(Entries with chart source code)
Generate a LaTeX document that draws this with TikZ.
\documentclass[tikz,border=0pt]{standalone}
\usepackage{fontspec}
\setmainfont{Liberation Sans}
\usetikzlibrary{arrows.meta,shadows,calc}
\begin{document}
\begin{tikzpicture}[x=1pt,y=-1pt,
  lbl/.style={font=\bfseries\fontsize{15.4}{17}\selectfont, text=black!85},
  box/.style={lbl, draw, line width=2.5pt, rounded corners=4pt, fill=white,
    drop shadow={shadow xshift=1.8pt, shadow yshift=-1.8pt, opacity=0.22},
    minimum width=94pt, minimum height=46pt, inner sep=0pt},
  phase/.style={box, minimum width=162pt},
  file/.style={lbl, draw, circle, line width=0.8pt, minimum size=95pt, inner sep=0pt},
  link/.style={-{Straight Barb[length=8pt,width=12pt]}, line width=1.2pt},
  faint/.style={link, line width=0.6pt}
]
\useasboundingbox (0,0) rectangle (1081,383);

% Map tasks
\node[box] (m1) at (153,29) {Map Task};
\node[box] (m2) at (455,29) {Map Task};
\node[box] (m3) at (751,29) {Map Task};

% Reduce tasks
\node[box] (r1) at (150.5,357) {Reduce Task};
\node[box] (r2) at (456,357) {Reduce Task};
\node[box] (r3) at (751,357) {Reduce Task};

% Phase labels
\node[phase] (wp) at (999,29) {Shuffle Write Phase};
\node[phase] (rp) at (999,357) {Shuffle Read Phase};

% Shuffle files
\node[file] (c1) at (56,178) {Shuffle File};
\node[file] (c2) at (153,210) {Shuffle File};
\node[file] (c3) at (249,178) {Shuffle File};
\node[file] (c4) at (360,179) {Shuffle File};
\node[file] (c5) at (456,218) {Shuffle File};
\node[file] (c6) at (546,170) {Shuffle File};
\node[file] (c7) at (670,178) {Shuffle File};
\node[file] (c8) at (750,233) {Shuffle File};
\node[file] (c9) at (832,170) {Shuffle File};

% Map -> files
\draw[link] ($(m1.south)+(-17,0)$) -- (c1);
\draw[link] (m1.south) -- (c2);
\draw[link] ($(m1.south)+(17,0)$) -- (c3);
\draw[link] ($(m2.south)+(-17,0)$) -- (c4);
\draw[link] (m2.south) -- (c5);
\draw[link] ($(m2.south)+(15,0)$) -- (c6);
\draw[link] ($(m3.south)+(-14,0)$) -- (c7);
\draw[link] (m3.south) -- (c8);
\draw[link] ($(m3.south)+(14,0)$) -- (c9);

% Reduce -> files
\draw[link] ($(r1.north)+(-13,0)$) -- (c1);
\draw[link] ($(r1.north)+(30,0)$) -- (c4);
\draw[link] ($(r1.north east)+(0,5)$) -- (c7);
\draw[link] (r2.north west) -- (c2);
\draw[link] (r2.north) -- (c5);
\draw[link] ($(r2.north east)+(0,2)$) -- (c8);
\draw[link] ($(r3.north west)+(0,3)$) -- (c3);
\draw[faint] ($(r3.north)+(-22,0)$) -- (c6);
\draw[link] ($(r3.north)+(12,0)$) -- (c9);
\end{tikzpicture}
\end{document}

* * *

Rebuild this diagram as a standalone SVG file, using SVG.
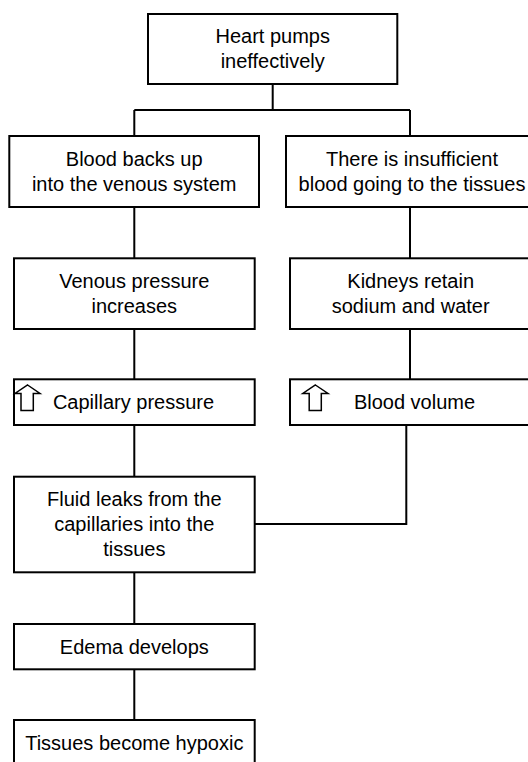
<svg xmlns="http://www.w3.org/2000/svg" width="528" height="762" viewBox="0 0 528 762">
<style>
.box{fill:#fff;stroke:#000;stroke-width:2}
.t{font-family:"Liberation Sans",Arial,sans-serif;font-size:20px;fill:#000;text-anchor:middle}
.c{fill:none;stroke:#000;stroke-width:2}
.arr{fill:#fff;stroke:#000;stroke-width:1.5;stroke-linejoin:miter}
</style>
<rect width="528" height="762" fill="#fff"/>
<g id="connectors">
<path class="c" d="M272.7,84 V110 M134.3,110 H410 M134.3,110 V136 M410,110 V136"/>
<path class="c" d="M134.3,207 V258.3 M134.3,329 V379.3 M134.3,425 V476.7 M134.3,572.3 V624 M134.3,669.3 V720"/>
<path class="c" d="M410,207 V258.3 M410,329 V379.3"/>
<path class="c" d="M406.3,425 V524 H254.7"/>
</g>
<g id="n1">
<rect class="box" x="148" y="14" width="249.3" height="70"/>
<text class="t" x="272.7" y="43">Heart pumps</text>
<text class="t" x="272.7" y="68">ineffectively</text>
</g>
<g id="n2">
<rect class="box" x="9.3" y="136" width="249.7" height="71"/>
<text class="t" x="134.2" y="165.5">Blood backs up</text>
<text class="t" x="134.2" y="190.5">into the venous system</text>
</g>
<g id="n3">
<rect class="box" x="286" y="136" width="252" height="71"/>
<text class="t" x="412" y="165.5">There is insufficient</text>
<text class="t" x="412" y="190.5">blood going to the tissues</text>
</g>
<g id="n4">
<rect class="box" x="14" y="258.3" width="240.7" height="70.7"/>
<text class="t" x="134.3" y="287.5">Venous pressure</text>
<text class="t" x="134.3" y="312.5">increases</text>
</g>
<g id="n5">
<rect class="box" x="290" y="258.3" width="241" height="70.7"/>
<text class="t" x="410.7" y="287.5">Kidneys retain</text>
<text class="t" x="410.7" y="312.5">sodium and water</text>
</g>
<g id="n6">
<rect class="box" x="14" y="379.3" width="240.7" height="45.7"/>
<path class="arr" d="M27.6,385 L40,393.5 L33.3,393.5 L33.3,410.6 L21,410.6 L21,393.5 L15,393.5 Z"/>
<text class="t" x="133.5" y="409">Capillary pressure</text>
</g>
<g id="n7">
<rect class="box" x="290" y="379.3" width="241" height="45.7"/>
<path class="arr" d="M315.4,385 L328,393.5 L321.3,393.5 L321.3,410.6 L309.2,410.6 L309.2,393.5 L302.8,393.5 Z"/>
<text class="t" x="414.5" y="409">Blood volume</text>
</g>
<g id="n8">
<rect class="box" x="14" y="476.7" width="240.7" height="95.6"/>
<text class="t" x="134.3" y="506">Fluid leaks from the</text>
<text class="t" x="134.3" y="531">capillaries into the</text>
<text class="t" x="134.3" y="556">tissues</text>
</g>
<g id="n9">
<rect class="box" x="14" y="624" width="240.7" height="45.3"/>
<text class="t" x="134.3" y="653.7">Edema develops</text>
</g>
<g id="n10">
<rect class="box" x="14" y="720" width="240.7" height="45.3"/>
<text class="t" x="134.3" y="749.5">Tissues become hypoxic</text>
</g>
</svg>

> _CHALLENGE_: Extract verbatim only those lines that run from the line with "Generate a LaTeX" to the line with "(r3) at (751,357)", inclusive.

> _ANSWER TO THE TASK_:
Generate a LaTeX document that draws this with TikZ.
\documentclass[tikz,border=0pt]{standalone}
\usepackage{fontspec}
\setmainfont{Liberation Sans}
\usetikzlibrary{arrows.meta,shadows,calc}
\begin{document}
\begin{tikzpicture}[x=1pt,y=-1pt,
  lbl/.style={font=\bfseries\fontsize{15.4}{17}\selectfont, text=black!85},
  box/.style={lbl, draw, line width=2.5pt, rounded corners=4pt, fill=white,
    drop shadow={shadow xshift=1.8pt, shadow yshift=-1.8pt, opacity=0.22},
    minimum width=94pt, minimum height=46pt, inner sep=0pt},
  phase/.style={box, minimum width=162pt},
  file/.style={lbl, draw, circle, line width=0.8pt, minimum size=95pt, inner sep=0pt},
  link/.style={-{Straight Barb[length=8pt,width=12pt]}, line width=1.2pt},
  faint/.style={link, line width=0.6pt}
]
\useasboundingbox (0,0) rectangle (1081,383);

% Map tasks
\node[box] (m1) at (153,29) {Map Task};
\node[box] (m2) at (455,29) {Map Task};
\node[box] (m3) at (751,29) {Map Task};

% Reduce tasks
\node[box] (r1) at (150.5,357) {Reduce Task};
\node[box] (r2) at (456,357) {Reduce Task};
\node[box] (r3) at (751,357) {Reduce Task};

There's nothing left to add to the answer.